Une industrie vorace en eau
Plus loin, des femmes aux mains rêches ramassent le coton, dans un geste hérité d’un autre siècle, continuant d’alimenter une industrie vorace en eau. Dans le Pamir aride, les porteurs embauchés pour l’expédition ne sont pas des sherpas, mais des gars du village, intrigués par cette ascension qu’ils n’auraient jamais entreprise seuls. Ce n’est pas le Népal – pas de culture du portage, pas de drapeaux de prière accrochés aux cols. La montagne est austère, désertique, presque oubliée des hommes. Et pourtant, sur ce glacier dont ils avaient seulement entendu parler, ils découvrent leur propre territoire. Une fierté discrète éclaire leurs visages, une joie simple de poser le pied là où, d’ordinaire, personne ne va.
Dans un monde où tout est accessible, où l’information est instantanée, que reste-t-il à raconter ? Cédric Gras trouve une réponse dans l’écriture. Parce qu’elle permet ce que l’image ne peut saisir. « Ce que l’on ne peut raconter par l’image et ce qu’elle omet d’indispensable. L’humanité s’en remet désormais à l’image. » Il regrette ces voyageurs qui ne capturent plus que des selfies, qui parcourent des terres sans les comprendre, qui ignorent ce qu’ils traversent. Lui revendique l’attention, la lenteur, l’observation. Les Routes de la soif est un livre de terrain, mais aussi un livre d’intuition.
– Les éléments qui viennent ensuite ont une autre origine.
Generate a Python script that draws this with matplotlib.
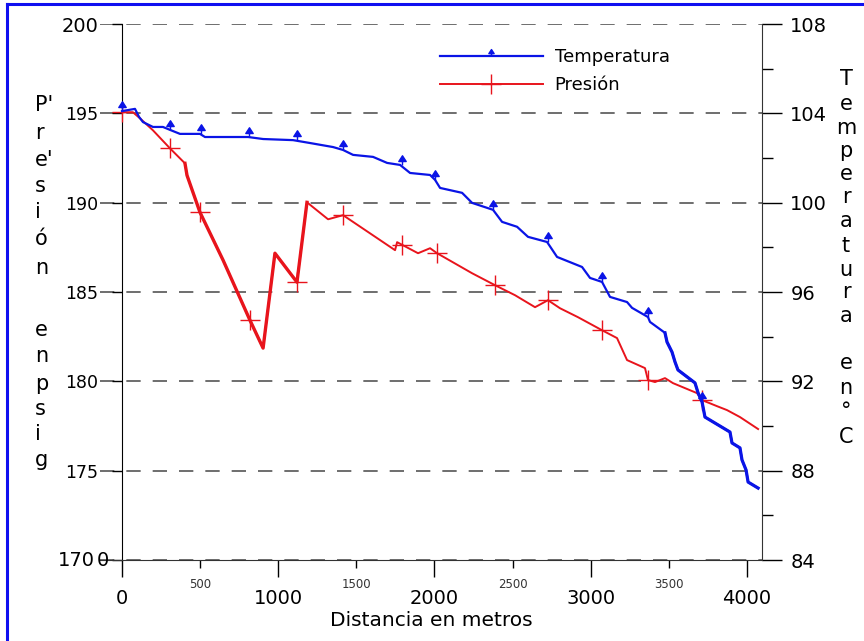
import matplotlib
matplotlib.use("Agg")
import matplotlib.pyplot as plt
from matplotlib.path import Path
from matplotlib.lines import Line2D

# Temperatura (C) a lo largo de la linea
dist_temp = [0, 83, 109, 134, 198, 262, 307, 371, 499, 531,
             807, 903, 1095, 1204, 1351, 1415, 1479, 1607, 1697, 1780,
             1844, 1972, 2004, 2036, 2177, 2241, 2375, 2433, 2529, 2599,
             2721, 2785, 2945, 2996, 3073, 3124, 3233, 3265, 3367, 3380,
             3476, 3489, 3521, 3540, 3559, 3668, 3688, 3713, 3732, 3892,
             3905, 3956, 3969, 3995, 4008, 4072]
temperatura = [104.1, 104.2, 103.84, 103.61, 103.39, 103.39, 103.26, 103.08, 103.08, 102.94,
               102.94, 102.85, 102.80, 102.67, 102.49, 102.36, 102.14, 102.05, 101.78, 101.69,
               101.33, 101.24, 101.02, 100.66, 100.44, 99.99, 99.68, 99.14, 98.92, 98.47,
               98.24, 97.57, 97.12, 96.63, 96.45, 95.78, 95.55, 95.29, 94.88, 94.66,
               94.17, 93.76, 93.31, 92.87, 92.51, 91.93, 91.48, 91.08, 90.40, 89.73,
               89.24, 89.02, 88.48, 88.03, 87.49, 87.22]
temp_mark_x = [0, 307, 506, 813, 1120, 1415, 1793, 2004, 2375, 2727, 3073, 3367, 3713]
temp_mark_y = [104.1, 103.26, 103.08, 102.94, 102.8, 102.36, 101.69, 101.02, 99.68, 98.24, 96.45, 94.88, 91.08]

# Presion (psig)
dist_pres = [0, 70, 115, 198, 307, 403, 416, 499, 647, 819,
             903, 979, 1120, 1184, 1319, 1415, 1748, 1761, 1895, 1972,
             2017, 2241, 2388, 2516, 2644, 2727, 2804, 2919, 3073, 3169,
             3233, 3348, 3367, 3412, 3476, 3527, 3681, 3713, 3809, 3873,
             3956, 4072]
presion = [195.06, 195.06, 194.72, 194.05, 193.04, 192.2, 191.53, 189.46, 186.78, 183.42,
           181.86, 187.17, 185.55, 190.02, 189.07, 189.3, 187.34, 187.79, 187.17, 187.45,
           187.17, 186.05, 185.38, 184.82, 184.15, 184.54, 184.09, 183.59, 182.86, 182.42,
           181.19, 180.74, 180.07, 179.96, 180.18, 179.9, 179.34, 178.95, 178.61, 178.39,
           178.0, 177.33]
pres_mark_x = [0, 307, 499, 819, 1120, 1415, 1793, 2017, 2388, 2727, 3073, 3367, 3713]
pres_mark_y = [195.06, 193.04, 189.46, 183.42, 185.55, 189.3, 187.62, 187.17, 185.38, 184.54, 182.86, 180.07, 178.95]

p_ticks = [170, 175, 180, 185, 190, 195, 200]
t_ticks = [84, 88, 92, 96, 100, 104, 108]
t_minor = [86, 90, 94, 98, 102, 106]
x_major = [0, 1000, 2000, 3000, 4000]
x_minor = [500, 1500, 2500, 3500]

W, H = 864, 641
BLUE = '#0a14e6'
RED = '#e8141c'


def fx(px):
    return px / W


def fy(py):
    return 1 - py / H


# flechita usada como marcador de temperatura
arrow = Path([(0, 0), (0, 0.5), (-0.42, 0.45), (0, 1.1), (0.42, 0.45), (0, 0.45)],
             [Path.MOVETO, Path.LINETO, Path.MOVETO, Path.LINETO, Path.LINETO, Path.CLOSEPOLY])

fig = plt.figure(figsize=(W / 100, H / 100), dpi=100)
ax = fig.add_axes([fx(100), fy(560), fx(762) - fx(100), fy(24) - fy(560)])
ax2 = ax.twinx()

ax.set_xlim(-141, 4097)
ax.set_ylim(170, 200)
ax2.set_ylim(84, 108)

# presion
ax.plot(dist_pres, presion, color=RED, lw=1.4, zorder=3)
ax.plot(dist_pres[5:14], presion[5:14], color=RED, lw=2.4, zorder=3)
ax.plot(pres_mark_x, pres_mark_y, ls='none', marker='+', ms=15, mew=1.0, color=RED, zorder=4)

# temperatura
ax2.plot(dist_temp, temperatura, color=BLUE, lw=1.6, zorder=3)
ax2.plot(dist_temp[40:], temperatura[40:], color=BLUE, lw=2.3, zorder=3)
ax2.plot(temp_mark_x, temp_mark_y, ls='none', marker=arrow, ms=14, mew=1.0,
         color=BLUE, zorder=4)

# ejes
for s in ['top', 'right']:
    ax.spines[s].set_visible(False)
for s in ['top', 'left', 'bottom']:
    ax2.spines[s].set_visible(False)
ax.spines['left'].set_position(('data', 0))
ax.spines['left'].set_color('black')
ax.spines['bottom'].set_color('#333333')
ax2.spines['right'].set_color('#333333')

ax.set_yticks(p_ticks)
# el 170 va aparte, junto al "0" suelto
ax.set_yticklabels([''] + [str(v) for v in p_ticks[1:]])
ax.tick_params(axis='y', length=7, width=1, pad=10, labelsize=12.5)
for lbl in ax.get_yticklabels():
    if lbl.get_text() == '200':
        lbl.set_fontsize(14)
ax.yaxis.grid(True, linestyle=(0, (8.6, 7.2)), color='#555555', lw=1.2)
ax.set_axisbelow(True)

ax.set_xticks(x_major)
ax.set_xticklabels([str(v) for v in x_major])
ax.set_xticks(x_minor, minor=True)
ax.set_xticklabels([str(v) for v in x_minor], minor=True)
ax.tick_params(axis='x', which='major', length=12, width=1, pad=9, labelsize=14)
ax.tick_params(axis='x', which='minor', length=6, width=1, pad=7, labelsize=8.5, labelcolor='#333333')

ax2.set_yticks(t_ticks)
ax2.set_yticks(t_minor, minor=True)
ax2.tick_params(axis='y', which='major', length=14.4, width=1, pad=6, labelsize=14)
ax2.tick_params(axis='y', which='minor', length=8, width=1)

ax.set_xlabel('Distancia en metros', fontsize=14.5, labelpad=2)

fig.text(fx(95), fy(561), str(p_ticks[0]), ha='right', va='center', fontsize=14)
fig.text(fx(103), fy(561), '0', ha='center', va='center', fontsize=14)

# titulos verticales, una letra por renglon
left_chars = ["P'", 'r', "e'", 's', 'i', 'ó', 'n', 'e', 'n', 'p', 's', 'i', 'g']
left_y = [105, 133, 160, 186, 212, 239, 268, 330, 356, 384, 409, 434, 460]
for ch, py in zip(left_chars, left_y):
    fig.text(fx(35), fy(py), ch, ha='left', va='center', fontsize=15)

right_chars = ['T', 'e', 'm', 'p', 'e', 'r', 'a', 't', 'u', 'r', 'a', 'e', 'n', '°', 'C']
right_y = [79, 104, 128, 151, 174, 197, 221, 246, 270, 292, 316, 363, 388, 411, 437]
for ch, py in zip(right_chars, right_y):
    fig.text(fx(846), fy(py), ch, ha='center', va='center', fontsize=15)

# leyenda
handles = [Line2D([], [], color=BLUE, lw=1.6, marker=arrow, ms=10, mew=1.0),
           Line2D([], [], color=RED, lw=1.4, marker='+', ms=15, mew=1.0)]
ax.legend(handles, ['Temperatura', 'Presión'], loc='upper left',
          bbox_to_anchor=(fx(440), fy(48)), bbox_transform=fig.transFigure,
          frameon=False, fontsize=13, handlelength=5.7, handletextpad=0.65,
          borderpad=0, borderaxespad=0, labelspacing=0.55, markerscale=1.0)

# marco azul (solo arriba e izquierda)
fig.add_artist(Line2D([fx(7), 1], [fy(4), fy(4)], color='#1010f0', lw=2.2, transform=fig.transFigure))
fig.add_artist(Line2D([fx(7), fx(7)], [0, fy(4)], color='#1010f0', lw=2.2, transform=fig.transFigure))

fig.savefig('out.png', dpi=100)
Au fond, Cédric Gras n’est pas un nostalgique. Il est un témoin. Un écrivain qui ne cherche pas à alerter, mais à raconter. Qui pose des questions sans prétendre y répondre. Son livre n’est pas un plaidoyer, mais un constat. Un état des lieux d’un monde en train de se défaire. Un fleuve qui meurt, des hommes qui s’accrochent, des barrages qui s’élèvent, des déserts qui avancent. Et lui, au milieu, qui regarde. Qui écrit. Qui transmet. Parce qu’au fond, il le sait, « contempler la nature devrait être la religion de tous les hommes ».
Les Routes de la soif. Voyage aux sources de la mer d’Aral. Voyage aux sources de la mer d’aral. Cédric Gras, stock. 248 pages, 20,50 euros.